Every line of the data must be copied exactly.

-- begin Recorded data --

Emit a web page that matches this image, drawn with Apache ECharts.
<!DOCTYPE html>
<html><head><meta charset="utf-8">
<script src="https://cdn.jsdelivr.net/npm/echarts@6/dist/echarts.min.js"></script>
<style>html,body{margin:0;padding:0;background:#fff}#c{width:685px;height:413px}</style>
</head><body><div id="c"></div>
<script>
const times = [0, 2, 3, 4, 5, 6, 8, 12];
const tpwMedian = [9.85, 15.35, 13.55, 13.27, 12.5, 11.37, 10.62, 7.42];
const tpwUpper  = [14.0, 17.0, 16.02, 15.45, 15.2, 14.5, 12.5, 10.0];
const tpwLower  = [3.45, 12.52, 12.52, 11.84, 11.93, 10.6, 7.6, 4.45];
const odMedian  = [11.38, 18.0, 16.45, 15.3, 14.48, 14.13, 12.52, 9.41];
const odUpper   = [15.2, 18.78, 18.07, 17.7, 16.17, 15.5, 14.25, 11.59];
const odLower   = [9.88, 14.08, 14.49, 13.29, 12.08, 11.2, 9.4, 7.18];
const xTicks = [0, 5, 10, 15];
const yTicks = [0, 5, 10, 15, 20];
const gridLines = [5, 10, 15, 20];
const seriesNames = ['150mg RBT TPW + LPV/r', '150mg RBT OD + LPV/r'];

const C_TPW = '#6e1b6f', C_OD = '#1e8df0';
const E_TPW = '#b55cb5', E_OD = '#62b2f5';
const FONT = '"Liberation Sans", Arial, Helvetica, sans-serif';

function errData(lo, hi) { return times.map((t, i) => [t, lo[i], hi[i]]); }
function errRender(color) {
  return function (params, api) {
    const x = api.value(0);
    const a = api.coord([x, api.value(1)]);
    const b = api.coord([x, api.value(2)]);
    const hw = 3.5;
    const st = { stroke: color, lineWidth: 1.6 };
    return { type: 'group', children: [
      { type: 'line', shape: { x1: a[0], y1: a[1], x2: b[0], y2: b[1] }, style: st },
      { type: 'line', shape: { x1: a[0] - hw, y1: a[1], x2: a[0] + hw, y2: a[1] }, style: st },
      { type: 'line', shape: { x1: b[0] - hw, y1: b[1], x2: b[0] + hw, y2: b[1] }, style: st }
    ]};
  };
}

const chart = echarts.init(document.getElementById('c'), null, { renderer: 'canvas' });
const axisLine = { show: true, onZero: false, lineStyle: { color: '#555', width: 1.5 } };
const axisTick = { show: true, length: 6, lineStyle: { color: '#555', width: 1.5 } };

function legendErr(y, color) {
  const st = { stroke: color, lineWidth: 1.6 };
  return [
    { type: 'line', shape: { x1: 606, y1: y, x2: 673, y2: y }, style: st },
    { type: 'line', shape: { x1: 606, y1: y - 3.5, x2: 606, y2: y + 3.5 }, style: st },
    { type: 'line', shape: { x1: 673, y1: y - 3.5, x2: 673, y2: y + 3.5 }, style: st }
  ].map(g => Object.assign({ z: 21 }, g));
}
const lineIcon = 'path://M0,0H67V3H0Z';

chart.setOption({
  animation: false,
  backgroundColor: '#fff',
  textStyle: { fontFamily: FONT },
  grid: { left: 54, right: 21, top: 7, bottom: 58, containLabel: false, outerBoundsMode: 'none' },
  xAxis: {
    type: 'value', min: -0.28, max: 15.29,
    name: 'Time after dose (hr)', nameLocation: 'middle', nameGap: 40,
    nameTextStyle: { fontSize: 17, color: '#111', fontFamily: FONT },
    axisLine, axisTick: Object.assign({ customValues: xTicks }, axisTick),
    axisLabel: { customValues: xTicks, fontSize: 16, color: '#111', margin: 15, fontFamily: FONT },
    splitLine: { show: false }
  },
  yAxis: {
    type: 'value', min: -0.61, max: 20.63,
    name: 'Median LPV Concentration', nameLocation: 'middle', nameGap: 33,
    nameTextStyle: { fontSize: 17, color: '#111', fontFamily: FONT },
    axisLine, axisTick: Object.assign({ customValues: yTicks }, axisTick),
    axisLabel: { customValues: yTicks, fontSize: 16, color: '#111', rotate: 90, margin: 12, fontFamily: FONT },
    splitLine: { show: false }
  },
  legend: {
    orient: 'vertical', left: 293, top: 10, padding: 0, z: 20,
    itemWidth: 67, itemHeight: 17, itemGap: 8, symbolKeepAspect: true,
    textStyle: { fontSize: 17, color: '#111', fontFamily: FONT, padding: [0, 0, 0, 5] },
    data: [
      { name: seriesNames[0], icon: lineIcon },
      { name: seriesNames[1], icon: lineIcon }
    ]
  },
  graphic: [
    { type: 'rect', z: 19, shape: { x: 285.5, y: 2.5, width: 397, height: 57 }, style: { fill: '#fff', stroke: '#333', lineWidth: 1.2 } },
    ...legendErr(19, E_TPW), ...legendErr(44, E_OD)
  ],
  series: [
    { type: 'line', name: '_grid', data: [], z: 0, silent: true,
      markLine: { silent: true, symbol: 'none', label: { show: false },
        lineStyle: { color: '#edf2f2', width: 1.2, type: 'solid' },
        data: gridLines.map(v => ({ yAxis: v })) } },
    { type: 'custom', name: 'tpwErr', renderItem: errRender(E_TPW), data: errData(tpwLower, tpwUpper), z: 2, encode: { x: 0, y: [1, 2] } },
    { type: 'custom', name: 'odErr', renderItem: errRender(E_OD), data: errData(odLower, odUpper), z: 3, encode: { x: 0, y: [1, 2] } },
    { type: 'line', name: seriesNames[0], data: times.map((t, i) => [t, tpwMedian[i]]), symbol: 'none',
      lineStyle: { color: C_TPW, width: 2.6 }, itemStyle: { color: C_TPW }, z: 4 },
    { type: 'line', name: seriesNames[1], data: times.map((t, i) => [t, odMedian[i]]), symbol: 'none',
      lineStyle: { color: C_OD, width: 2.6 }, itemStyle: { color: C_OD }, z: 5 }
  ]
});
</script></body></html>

-- end Recorded data --

Completed exercise:
Emit a web page that matches this image, drawn with Apache ECharts.
<!DOCTYPE html>
<html><head><meta charset="utf-8">
<script src="https://cdn.jsdelivr.net/npm/echarts@6/dist/echarts.min.js"></script>
<style>html,body{margin:0;padding:0;background:#fff}#c{width:685px;height:413px}</style>
</head><body><div id="c"></div>
<script>
const times = [0, 2, 3, 4, 5, 6, 8, 12];
const tpwMedian = [9.85, 15.35, 13.55, 13.27, 12.5, 11.37, 10.62, 7.42];
const tpwUpper  = [14.0, 17.0, 16.02, 15.45, 15.2, 14.5, 12.5, 10.0];
const tpwLower  = [3.45, 12.52, 12.52, 11.84, 11.93, 10.6, 7.6, 4.45];
const odMedian  = [11.38, 18.0, 16.45, 15.3, 14.48, 14.13, 12.52, 9.41];
const odUpper   = [15.2, 18.78, 18.07, 17.7, 16.17, 15.5, 14.25, 11.59];
const odLower   = [9.88, 14.08, 14.49, 13.29, 12.08, 11.2, 9.4, 7.18];
const xTicks = [0, 5, 10, 15];
const yTicks = [0, 5, 10, 15, 20];
const gridLines = [5, 10, 15, 20];
const seriesNames = ['150mg RBT TPW + LPV/r', '150mg RBT OD + LPV/r'];

const C_TPW = '#6e1b6f', C_OD = '#1e8df0';
const E_TPW = '#b55cb5', E_OD = '#62b2f5';
const FONT = '"Liberation Sans", Arial, Helvetica, sans-serif';

function errData(lo, hi) { return times.map((t, i) => [t, lo[i], hi[i]]); }
function errRender(color) {
  return function (params, api) {
    const x = api.value(0);
    const a = api.coord([x, api.value(1)]);
    const b = api.coord([x, api.value(2)]);
    const hw = 3.5;
    const st = { stroke: color, lineWidth: 1.6 };
    return { type: 'group', children: [
      { type: 'line', shape: { x1: a[0], y1: a[1], x2: b[0], y2: b[1] }, style: st },
      { type: 'line', shape: { x1: a[0] - hw, y1: a[1], x2: a[0] + hw, y2: a[1] }, style: st },
      { type: 'line', shape: { x1: b[0] - hw, y1: b[1], x2: b[0] + hw, y2: b[1] }, style: st }
    ]};
  };
}

const chart = echarts.init(document.getElementById('c'), null, { renderer: 'canvas' });
const axisLine = { show: true, onZero: false, lineStyle: { color: '#555', width: 1.5 } };
const axisTick = { show: true, length: 6, lineStyle: { color: '#555', width: 1.5 } };

function legendErr(y, color) {
  const st = { stroke: color, lineWidth: 1.6 };
  return [
    { type: 'line', shape: { x1: 606, y1: y, x2: 673, y2: y }, style: st },
    { type: 'line', shape: { x1: 606, y1: y - 3.5, x2: 606, y2: y + 3.5 }, style: st },
    { type: 'line', shape: { x1: 673, y1: y - 3.5, x2: 673, y2: y + 3.5 }, style: st }
  ].map(g => Object.assign({ z: 21 }, g));
}
const lineIcon = 'path://M0,0H67V3H0Z';

chart.setOption({
  animation: false,
  backgroundColor: '#fff',
  textStyle: { fontFamily: FONT },
  grid: { left: 54, right: 21, top: 7, bottom: 58, containLabel: false, outerBoundsMode: 'none' },
  xAxis: {
    type: 'value', min: -0.28, max: 15.29,
    name: 'Time after dose (hr)', nameLocation: 'middle', nameGap: 40,
    nameTextStyle: { fontSize: 17, color: '#111', fontFamily: FONT },
    axisLine, axisTick: Object.assign({ customValues: xTicks }, axisTick),
    axisLabel: { customValues: xTicks, fontSize: 16, color: '#111', margin: 15, fontFamily: FONT },
    splitLine: { show: false }
  },
  yAxis: {
    type: 'value', min: -0.61, max: 20.63,
    name: 'Median LPV Concentration', nameLocation: 'middle', nameGap: 33,
    nameTextStyle: { fontSize: 17, color: '#111', fontFamily: FONT },
    axisLine, axisTick: Object.assign({ customValues: yTicks }, axisTick),
    axisLabel: { customValues: yTicks, fontSize: 16, color: '#111', rotate: 90, margin: 12, fontFamily: FONT },
    splitLine: { show: false }
  },
  legend: {
    orient: 'vertical', left: 293, top: 10, padding: 0, z: 20,
    itemWidth: 67, itemHeight: 17, itemGap: 8, symbolKeepAspect: true,
    textStyle: { fontSize: 17, color: '#111', fontFamily: FONT, padding: [0, 0, 0, 5] },
    data: [
      { name: seriesNames[0], icon: lineIcon },
      { name: seriesNames[1], icon: lineIcon }
    ]
  },
  graphic: [
    { type: 'rect', z: 19, shape: { x: 285.5, y: 2.5, width: 397, height: 57 }, style: { fill: '#fff', stroke: '#333', lineWidth: 1.2 } },
    ...legendErr(19, E_TPW), ...legendErr(44, E_OD)
  ],
  series: [
    { type: 'line', name: '_grid', data: [], z: 0, silent: true,
      markLine: { silent: true, symbol: 'none', label: { show: false },
        lineStyle: { color: '#edf2f2', width: 1.2, type: 'solid' },
        data: gridLines.map(v => ({ yAxis: v })) } },
    { type: 'custom', name: 'tpwErr', renderItem: errRender(E_TPW), data: errData(tpwLower, tpwUpper), z: 2, encode: { x: 0, y: [1, 2] } },
    { type: 'custom', name: 'odErr', renderItem: errRender(E_OD), data: errData(odLower, odUpper), z: 3, encode: { x: 0, y: [1, 2] } },
    { type: 'line', name: seriesNames[0], data: times.map((t, i) => [t, tpwMedian[i]]), symbol: 'none',
      lineStyle: { color: C_TPW, width: 2.6 }, itemStyle: { color: C_TPW }, z: 4 },
    { type: 'line', name: seriesNames[1], data: times.map((t, i) => [t, odMedian[i]]), symbol: 'none',
      lineStyle: { color: C_OD, width: 2.6 }, itemStyle: { color: C_OD }, z: 5 }
  ]
});
</script></body></html>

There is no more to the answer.